■ **WHAT TO DO**: Reproduce the listing exactly and skip over any pictures.

___ DATA SHOWN ___

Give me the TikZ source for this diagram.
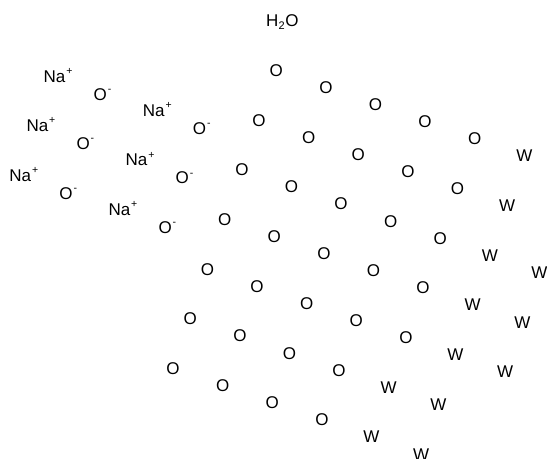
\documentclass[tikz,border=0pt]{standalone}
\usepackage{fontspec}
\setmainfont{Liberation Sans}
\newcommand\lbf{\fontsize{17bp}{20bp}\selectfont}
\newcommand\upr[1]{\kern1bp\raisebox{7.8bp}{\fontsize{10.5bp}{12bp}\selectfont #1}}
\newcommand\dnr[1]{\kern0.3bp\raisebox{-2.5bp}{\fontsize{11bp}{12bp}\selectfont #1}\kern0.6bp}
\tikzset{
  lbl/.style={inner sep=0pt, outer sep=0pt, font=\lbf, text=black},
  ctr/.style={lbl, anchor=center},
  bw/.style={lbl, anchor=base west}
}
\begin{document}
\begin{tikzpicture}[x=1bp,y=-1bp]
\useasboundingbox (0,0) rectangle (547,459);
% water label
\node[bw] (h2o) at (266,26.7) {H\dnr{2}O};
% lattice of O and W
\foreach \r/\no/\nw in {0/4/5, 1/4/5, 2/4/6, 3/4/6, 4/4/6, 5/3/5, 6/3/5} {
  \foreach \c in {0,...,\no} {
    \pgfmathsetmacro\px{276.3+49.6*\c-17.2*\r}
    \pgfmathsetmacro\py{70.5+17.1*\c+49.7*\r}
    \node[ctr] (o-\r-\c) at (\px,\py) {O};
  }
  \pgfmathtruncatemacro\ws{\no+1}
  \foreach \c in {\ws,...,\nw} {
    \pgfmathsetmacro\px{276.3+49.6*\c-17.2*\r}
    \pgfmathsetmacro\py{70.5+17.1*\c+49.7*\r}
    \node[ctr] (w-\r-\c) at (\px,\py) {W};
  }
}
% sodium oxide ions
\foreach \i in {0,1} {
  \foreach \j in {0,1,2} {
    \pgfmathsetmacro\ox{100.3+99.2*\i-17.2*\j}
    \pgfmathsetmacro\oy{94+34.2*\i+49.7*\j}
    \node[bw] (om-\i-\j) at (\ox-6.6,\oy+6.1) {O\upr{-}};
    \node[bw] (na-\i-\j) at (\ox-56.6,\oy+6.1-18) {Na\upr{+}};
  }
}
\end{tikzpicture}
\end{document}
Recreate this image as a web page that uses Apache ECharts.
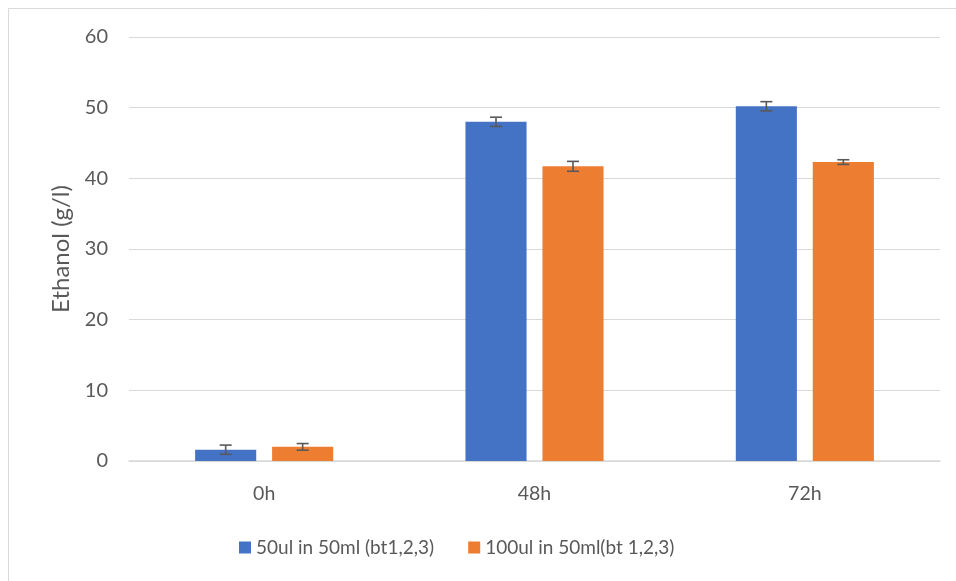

___

■ **SOLUTION FOR THIS PROBLEM**:
Give me the TikZ source for this diagram.
\documentclass[tikz,border=0pt]{standalone}
\usepackage{fontspec}
\setmainfont{Liberation Sans}
\newcommand\lbf{\fontsize{17bp}{20bp}\selectfont}
\newcommand\upr[1]{\kern1bp\raisebox{7.8bp}{\fontsize{10.5bp}{12bp}\selectfont #1}}
\newcommand\dnr[1]{\kern0.3bp\raisebox{-2.5bp}{\fontsize{11bp}{12bp}\selectfont #1}\kern0.6bp}
\tikzset{
  lbl/.style={inner sep=0pt, outer sep=0pt, font=\lbf, text=black},
  ctr/.style={lbl, anchor=center},
  bw/.style={lbl, anchor=base west}
}
\begin{document}
\begin{tikzpicture}[x=1bp,y=-1bp]
\useasboundingbox (0,0) rectangle (547,459);
% water label
\node[bw] (h2o) at (266,26.7) {H\dnr{2}O};
% lattice of O and W
\foreach \r/\no/\nw in {0/4/5, 1/4/5, 2/4/6, 3/4/6, 4/4/6, 5/3/5, 6/3/5} {
  \foreach \c in {0,...,\no} {
    \pgfmathsetmacro\px{276.3+49.6*\c-17.2*\r}
    \pgfmathsetmacro\py{70.5+17.1*\c+49.7*\r}
    \node[ctr] (o-\r-\c) at (\px,\py) {O};
  }
  \pgfmathtruncatemacro\ws{\no+1}
  \foreach \c in {\ws,...,\nw} {
    \pgfmathsetmacro\px{276.3+49.6*\c-17.2*\r}
    \pgfmathsetmacro\py{70.5+17.1*\c+49.7*\r}
    \node[ctr] (w-\r-\c) at (\px,\py) {W};
  }
}
% sodium oxide ions
\foreach \i in {0,1} {
  \foreach \j in {0,1,2} {
    \pgfmathsetmacro\ox{100.3+99.2*\i-17.2*\j}
    \pgfmathsetmacro\oy{94+34.2*\i+49.7*\j}
    \node[bw] (om-\i-\j) at (\ox-6.6,\oy+6.1) {O\upr{-}};
    \node[bw] (na-\i-\j) at (\ox-56.6,\oy+6.1-18) {Na\upr{+}};
  }
}
\end{tikzpicture}
\end{document}
Recreate this image as a web page that uses Apache ECharts.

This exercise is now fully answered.